§ DIRECTION
Reproduce the listing below word for word, with no pictures.
========================================================================
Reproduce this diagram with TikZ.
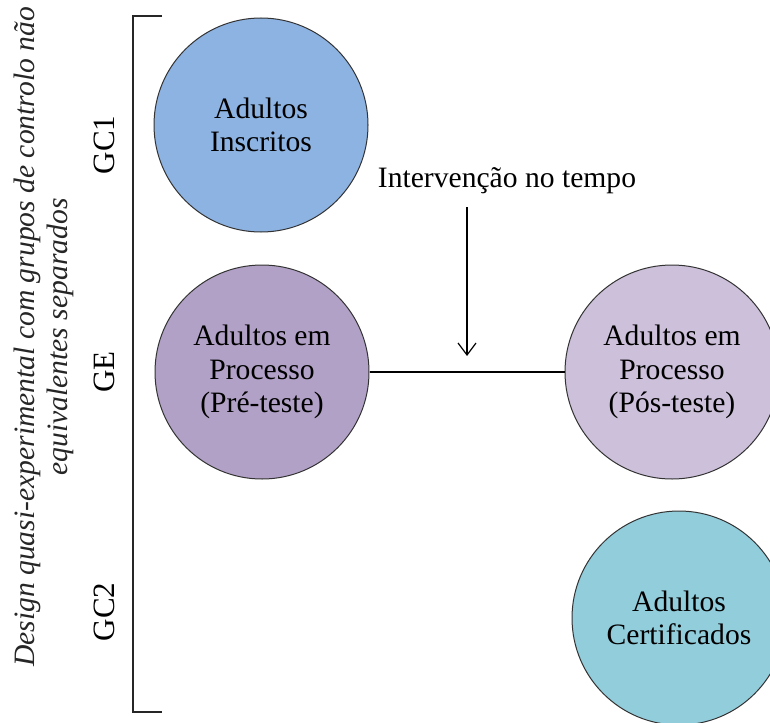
\documentclass[tikz,border=0pt]{standalone}
\usepackage{fontspec}
\setmainfont{Liberation Serif}
\usetikzlibrary{arrows.meta}
\definecolor{cblue}{HTML}{8DB3E2}
\definecolor{cpurple}{HTML}{B2A1C7}
\definecolor{clilac}{HTML}{CCC0DA}
\definecolor{caqua}{HTML}{92CDDC}
\begin{document}
\begin{tikzpicture}[x=0.5pt,y=-0.5pt,
  bubble/.style={circle,draw=black!80,line width=0.5pt,minimum size=107pt,inner sep=0pt,align=center,font=\fontsize{14.8}{16.8}\selectfont},
  sidelabel/.style={rotate=90,font=\fontsize{15.5}{17}\selectfont},
  conn/.style={line width=0.6pt,black}]
\path[use as bounding box,clip] (0,0) rectangle (770,722);
\fill[white] (0,0) rectangle (770,722);
% bracket
\coordinate (bt) at (162,16);
\coordinate (bb) at (162,712);
\draw[line width=0.8pt,black!85] (bt) -- (133,16) -- (133,712) -- (bb);
% title
\node[rotate=90,align=center,font=\fontsize{14.8}{16.8}\selectfont\itshape,text=black!85] (title) at (44,337)
  {Design quasi-experimental com grupos de controlo não\\ equivalentes separados};
\node[sidelabel] (gc1) at (104,145) {GC1};
\node[sidelabel] (ge) at (104,372) {GE};
\node[sidelabel] (gc2) at (104,612) {GC2};
% circles
\node[bubble,fill=cblue] (ins) at (261,125) {Adultos\\Inscritos};
\node[bubble,fill=cpurple] (pre) at (262,372) {Adultos em\\Processo\\(Pré-teste)};
\node[bubble,fill=clilac] (pos) at (672,372) {Adultos em\\Processo\\(Pós-teste)};
\node[bubble,fill=caqua] (cert) at (679,618) {Adultos\\Certificados};
\draw[conn] (pre) -- (pos);
% intervention
\node[font=\fontsize{14.8}{16.8}\selectfont] (int) at (507,181) {Intervenção no tempo};
\coordinate (atop) at (467,207);
\coordinate (abot) at (467,356);
\draw[conn,-{Straight Barb[length=6pt,width=9pt]}] (atop) -- (abot);
\end{tikzpicture}
\end{document}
========================================================================
§ FINAL RESULT
Reproduce this diagram with TikZ.
\documentclass[tikz,border=0pt]{standalone}
\usepackage{fontspec}
\setmainfont{Liberation Serif}
\usetikzlibrary{arrows.meta}
\definecolor{cblue}{HTML}{8DB3E2}
\definecolor{cpurple}{HTML}{B2A1C7}
\definecolor{clilac}{HTML}{CCC0DA}
\definecolor{caqua}{HTML}{92CDDC}
\begin{document}
\begin{tikzpicture}[x=0.5pt,y=-0.5pt,
  bubble/.style={circle,draw=black!80,line width=0.5pt,minimum size=107pt,inner sep=0pt,align=center,font=\fontsize{14.8}{16.8}\selectfont},
  sidelabel/.style={rotate=90,font=\fontsize{15.5}{17}\selectfont},
  conn/.style={line width=0.6pt,black}]
\path[use as bounding box,clip] (0,0) rectangle (770,722);
\fill[white] (0,0) rectangle (770,722);
% bracket
\coordinate (bt) at (162,16);
\coordinate (bb) at (162,712);
\draw[line width=0.8pt,black!85] (bt) -- (133,16) -- (133,712) -- (bb);
% title
\node[rotate=90,align=center,font=\fontsize{14.8}{16.8}\selectfont\itshape,text=black!85] (title) at (44,337)
  {Design quasi-experimental com grupos de controlo não\\ equivalentes separados};
\node[sidelabel] (gc1) at (104,145) {GC1};
\node[sidelabel] (ge) at (104,372) {GE};
\node[sidelabel] (gc2) at (104,612) {GC2};
% circles
\node[bubble,fill=cblue] (ins) at (261,125) {Adultos\\Inscritos};
\node[bubble,fill=cpurple] (pre) at (262,372) {Adultos em\\Processo\\(Pré-teste)};
\node[bubble,fill=clilac] (pos) at (672,372) {Adultos em\\Processo\\(Pós-teste)};
\node[bubble,fill=caqua] (cert) at (679,618) {Adultos\\Certificados};
\draw[conn] (pre) -- (pos);
% intervention
\node[font=\fontsize{14.8}{16.8}\selectfont] (int) at (507,181) {Intervenção no tempo};
\coordinate (atop) at (467,207);
\coordinate (abot) at (467,356);
\draw[conn,-{Straight Barb[length=6pt,width=9pt]}] (atop) -- (abot);
\end{tikzpicture}
\end{document}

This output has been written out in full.